● Instruction: Reproduce every line of the material below, but drop the pictures.
---- Material
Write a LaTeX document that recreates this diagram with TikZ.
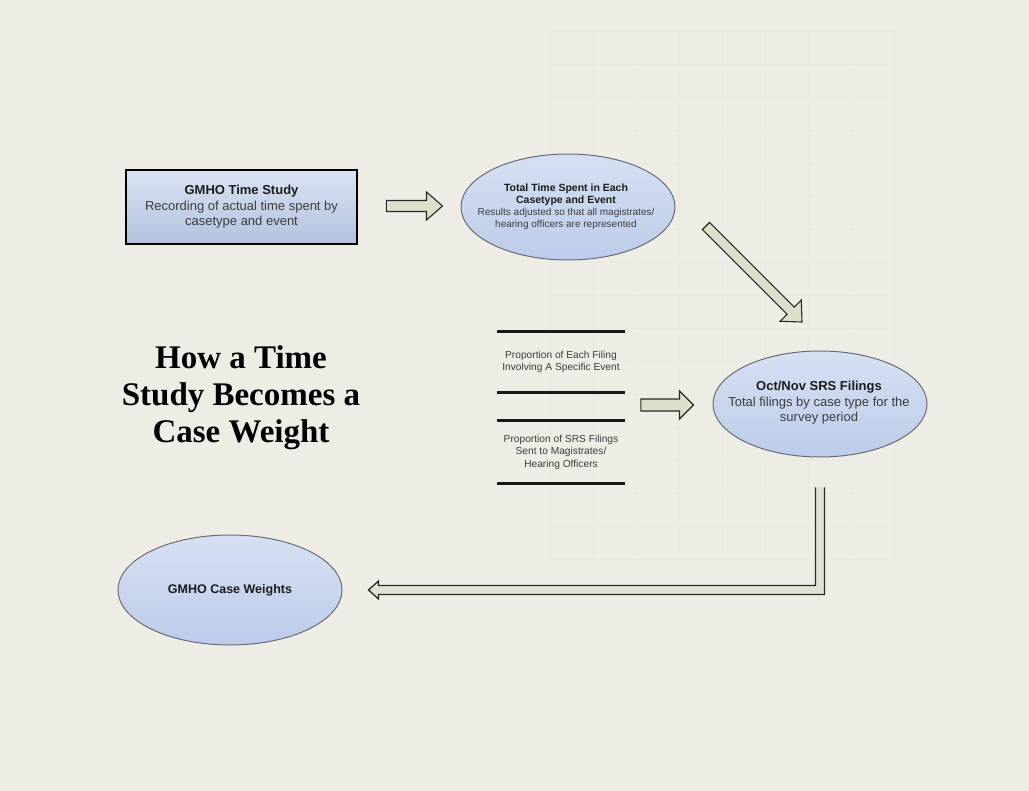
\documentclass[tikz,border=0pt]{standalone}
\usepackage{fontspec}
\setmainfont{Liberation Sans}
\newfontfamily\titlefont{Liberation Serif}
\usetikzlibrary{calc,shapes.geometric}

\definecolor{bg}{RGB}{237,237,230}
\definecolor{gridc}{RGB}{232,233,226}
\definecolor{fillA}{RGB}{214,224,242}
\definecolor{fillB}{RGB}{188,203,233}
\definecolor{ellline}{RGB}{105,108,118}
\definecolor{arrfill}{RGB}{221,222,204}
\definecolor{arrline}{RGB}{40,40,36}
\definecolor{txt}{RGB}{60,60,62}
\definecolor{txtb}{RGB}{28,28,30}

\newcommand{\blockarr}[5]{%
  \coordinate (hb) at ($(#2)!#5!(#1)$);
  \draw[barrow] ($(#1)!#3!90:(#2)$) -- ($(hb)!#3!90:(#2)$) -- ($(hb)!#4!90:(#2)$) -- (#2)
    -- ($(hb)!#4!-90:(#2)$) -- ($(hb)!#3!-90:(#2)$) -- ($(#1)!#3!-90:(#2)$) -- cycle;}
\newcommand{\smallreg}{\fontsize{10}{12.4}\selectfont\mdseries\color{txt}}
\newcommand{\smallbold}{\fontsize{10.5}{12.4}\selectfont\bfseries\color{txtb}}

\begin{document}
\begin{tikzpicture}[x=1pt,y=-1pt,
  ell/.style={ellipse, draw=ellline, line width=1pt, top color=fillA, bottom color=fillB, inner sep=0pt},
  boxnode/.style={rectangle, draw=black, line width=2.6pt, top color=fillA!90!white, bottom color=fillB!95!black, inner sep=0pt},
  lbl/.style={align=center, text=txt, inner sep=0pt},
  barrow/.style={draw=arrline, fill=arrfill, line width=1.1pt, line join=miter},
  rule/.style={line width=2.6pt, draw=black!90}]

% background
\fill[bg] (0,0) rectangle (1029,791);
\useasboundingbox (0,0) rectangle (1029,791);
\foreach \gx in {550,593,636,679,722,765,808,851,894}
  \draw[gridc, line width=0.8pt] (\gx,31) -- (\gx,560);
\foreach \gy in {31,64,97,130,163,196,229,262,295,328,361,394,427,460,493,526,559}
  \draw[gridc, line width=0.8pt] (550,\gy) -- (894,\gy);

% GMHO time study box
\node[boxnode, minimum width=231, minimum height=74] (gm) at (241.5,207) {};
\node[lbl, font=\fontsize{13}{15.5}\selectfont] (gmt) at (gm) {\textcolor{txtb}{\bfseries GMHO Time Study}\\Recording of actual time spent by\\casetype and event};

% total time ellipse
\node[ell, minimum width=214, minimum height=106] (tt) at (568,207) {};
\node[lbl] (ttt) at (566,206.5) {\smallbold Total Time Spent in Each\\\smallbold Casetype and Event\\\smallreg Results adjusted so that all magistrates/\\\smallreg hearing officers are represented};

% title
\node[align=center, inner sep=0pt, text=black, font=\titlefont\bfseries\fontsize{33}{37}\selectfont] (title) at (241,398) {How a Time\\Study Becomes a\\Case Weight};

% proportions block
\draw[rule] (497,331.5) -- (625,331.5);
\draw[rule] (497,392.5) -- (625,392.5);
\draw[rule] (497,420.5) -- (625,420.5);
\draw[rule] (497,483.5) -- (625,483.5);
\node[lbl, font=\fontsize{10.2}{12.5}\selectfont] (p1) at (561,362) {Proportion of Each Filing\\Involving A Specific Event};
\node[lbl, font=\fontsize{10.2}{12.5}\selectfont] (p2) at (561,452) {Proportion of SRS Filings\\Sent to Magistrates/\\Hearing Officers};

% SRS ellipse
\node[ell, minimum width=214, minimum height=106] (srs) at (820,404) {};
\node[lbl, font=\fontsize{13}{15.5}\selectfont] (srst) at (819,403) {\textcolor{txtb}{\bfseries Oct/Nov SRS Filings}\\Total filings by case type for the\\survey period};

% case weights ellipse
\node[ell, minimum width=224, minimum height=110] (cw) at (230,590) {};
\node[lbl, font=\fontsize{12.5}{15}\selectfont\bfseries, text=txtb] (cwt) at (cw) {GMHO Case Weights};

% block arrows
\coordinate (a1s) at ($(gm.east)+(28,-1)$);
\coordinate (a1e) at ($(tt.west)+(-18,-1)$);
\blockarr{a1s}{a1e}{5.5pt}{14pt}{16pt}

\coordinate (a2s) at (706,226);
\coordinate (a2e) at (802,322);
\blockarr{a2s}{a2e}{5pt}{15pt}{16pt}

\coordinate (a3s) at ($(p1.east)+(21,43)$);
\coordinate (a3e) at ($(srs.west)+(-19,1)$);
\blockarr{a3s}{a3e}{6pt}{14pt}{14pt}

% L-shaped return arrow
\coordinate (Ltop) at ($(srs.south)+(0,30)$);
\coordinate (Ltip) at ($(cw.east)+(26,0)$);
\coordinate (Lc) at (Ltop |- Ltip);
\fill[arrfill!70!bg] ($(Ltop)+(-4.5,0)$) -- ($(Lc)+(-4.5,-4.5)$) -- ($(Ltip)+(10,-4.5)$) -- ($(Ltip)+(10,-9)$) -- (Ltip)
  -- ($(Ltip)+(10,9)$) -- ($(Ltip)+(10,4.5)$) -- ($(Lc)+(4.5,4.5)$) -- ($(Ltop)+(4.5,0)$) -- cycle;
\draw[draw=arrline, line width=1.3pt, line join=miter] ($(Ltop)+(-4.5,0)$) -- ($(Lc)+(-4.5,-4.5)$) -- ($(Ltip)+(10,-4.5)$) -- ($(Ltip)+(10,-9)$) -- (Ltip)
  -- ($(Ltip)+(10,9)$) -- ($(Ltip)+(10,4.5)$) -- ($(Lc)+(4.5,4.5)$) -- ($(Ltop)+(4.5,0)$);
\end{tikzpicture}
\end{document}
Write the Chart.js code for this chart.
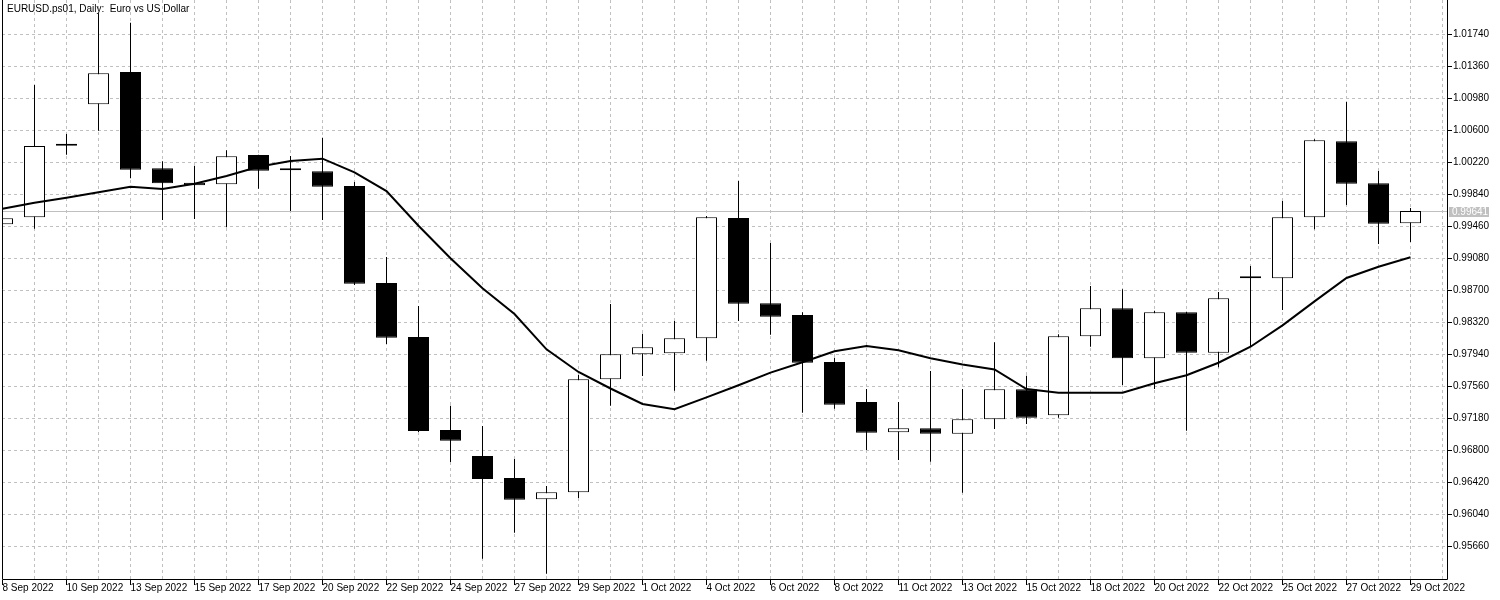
--------
● Answer to this task:
Write a LaTeX document that recreates this diagram with TikZ.
\documentclass[tikz,border=0pt]{standalone}
\usepackage{fontspec}
\setmainfont{Liberation Sans}
\newfontfamily\titlefont{Liberation Serif}
\usetikzlibrary{calc,shapes.geometric}

\definecolor{bg}{RGB}{237,237,230}
\definecolor{gridc}{RGB}{232,233,226}
\definecolor{fillA}{RGB}{214,224,242}
\definecolor{fillB}{RGB}{188,203,233}
\definecolor{ellline}{RGB}{105,108,118}
\definecolor{arrfill}{RGB}{221,222,204}
\definecolor{arrline}{RGB}{40,40,36}
\definecolor{txt}{RGB}{60,60,62}
\definecolor{txtb}{RGB}{28,28,30}

\newcommand{\blockarr}[5]{%
  \coordinate (hb) at ($(#2)!#5!(#1)$);
  \draw[barrow] ($(#1)!#3!90:(#2)$) -- ($(hb)!#3!90:(#2)$) -- ($(hb)!#4!90:(#2)$) -- (#2)
    -- ($(hb)!#4!-90:(#2)$) -- ($(hb)!#3!-90:(#2)$) -- ($(#1)!#3!-90:(#2)$) -- cycle;}
\newcommand{\smallreg}{\fontsize{10}{12.4}\selectfont\mdseries\color{txt}}
\newcommand{\smallbold}{\fontsize{10.5}{12.4}\selectfont\bfseries\color{txtb}}

\begin{document}
\begin{tikzpicture}[x=1pt,y=-1pt,
  ell/.style={ellipse, draw=ellline, line width=1pt, top color=fillA, bottom color=fillB, inner sep=0pt},
  boxnode/.style={rectangle, draw=black, line width=2.6pt, top color=fillA!90!white, bottom color=fillB!95!black, inner sep=0pt},
  lbl/.style={align=center, text=txt, inner sep=0pt},
  barrow/.style={draw=arrline, fill=arrfill, line width=1.1pt, line join=miter},
  rule/.style={line width=2.6pt, draw=black!90}]

% background
\fill[bg] (0,0) rectangle (1029,791);
\useasboundingbox (0,0) rectangle (1029,791);
\foreach \gx in {550,593,636,679,722,765,808,851,894}
  \draw[gridc, line width=0.8pt] (\gx,31) -- (\gx,560);
\foreach \gy in {31,64,97,130,163,196,229,262,295,328,361,394,427,460,493,526,559}
  \draw[gridc, line width=0.8pt] (550,\gy) -- (894,\gy);

% GMHO time study box
\node[boxnode, minimum width=231, minimum height=74] (gm) at (241.5,207) {};
\node[lbl, font=\fontsize{13}{15.5}\selectfont] (gmt) at (gm) {\textcolor{txtb}{\bfseries GMHO Time Study}\\Recording of actual time spent by\\casetype and event};

% total time ellipse
\node[ell, minimum width=214, minimum height=106] (tt) at (568,207) {};
\node[lbl] (ttt) at (566,206.5) {\smallbold Total Time Spent in Each\\\smallbold Casetype and Event\\\smallreg Results adjusted so that all magistrates/\\\smallreg hearing officers are represented};

% title
\node[align=center, inner sep=0pt, text=black, font=\titlefont\bfseries\fontsize{33}{37}\selectfont] (title) at (241,398) {How a Time\\Study Becomes a\\Case Weight};

% proportions block
\draw[rule] (497,331.5) -- (625,331.5);
\draw[rule] (497,392.5) -- (625,392.5);
\draw[rule] (497,420.5) -- (625,420.5);
\draw[rule] (497,483.5) -- (625,483.5);
\node[lbl, font=\fontsize{10.2}{12.5}\selectfont] (p1) at (561,362) {Proportion of Each Filing\\Involving A Specific Event};
\node[lbl, font=\fontsize{10.2}{12.5}\selectfont] (p2) at (561,452) {Proportion of SRS Filings\\Sent to Magistrates/\\Hearing Officers};

% SRS ellipse
\node[ell, minimum width=214, minimum height=106] (srs) at (820,404) {};
\node[lbl, font=\fontsize{13}{15.5}\selectfont] (srst) at (819,403) {\textcolor{txtb}{\bfseries Oct/Nov SRS Filings}\\Total filings by case type for the\\survey period};

% case weights ellipse
\node[ell, minimum width=224, minimum height=110] (cw) at (230,590) {};
\node[lbl, font=\fontsize{12.5}{15}\selectfont\bfseries, text=txtb] (cwt) at (cw) {GMHO Case Weights};

% block arrows
\coordinate (a1s) at ($(gm.east)+(28,-1)$);
\coordinate (a1e) at ($(tt.west)+(-18,-1)$);
\blockarr{a1s}{a1e}{5.5pt}{14pt}{16pt}

\coordinate (a2s) at (706,226);
\coordinate (a2e) at (802,322);
\blockarr{a2s}{a2e}{5pt}{15pt}{16pt}

\coordinate (a3s) at ($(p1.east)+(21,43)$);
\coordinate (a3e) at ($(srs.west)+(-19,1)$);
\blockarr{a3s}{a3e}{6pt}{14pt}{14pt}

% L-shaped return arrow
\coordinate (Ltop) at ($(srs.south)+(0,30)$);
\coordinate (Ltip) at ($(cw.east)+(26,0)$);
\coordinate (Lc) at (Ltop |- Ltip);
\fill[arrfill!70!bg] ($(Ltop)+(-4.5,0)$) -- ($(Lc)+(-4.5,-4.5)$) -- ($(Ltip)+(10,-4.5)$) -- ($(Ltip)+(10,-9)$) -- (Ltip)
  -- ($(Ltip)+(10,9)$) -- ($(Ltip)+(10,4.5)$) -- ($(Lc)+(4.5,4.5)$) -- ($(Ltop)+(4.5,0)$) -- cycle;
\draw[draw=arrline, line width=1.3pt, line join=miter] ($(Ltop)+(-4.5,0)$) -- ($(Lc)+(-4.5,-4.5)$) -- ($(Ltip)+(10,-4.5)$) -- ($(Ltip)+(10,-9)$) -- (Ltip)
  -- ($(Ltip)+(10,9)$) -- ($(Ltip)+(10,4.5)$) -- ($(Lc)+(4.5,4.5)$) -- ($(Ltop)+(4.5,0)$);
\end{tikzpicture}
\end{document}
Write the Chart.js code for this chart.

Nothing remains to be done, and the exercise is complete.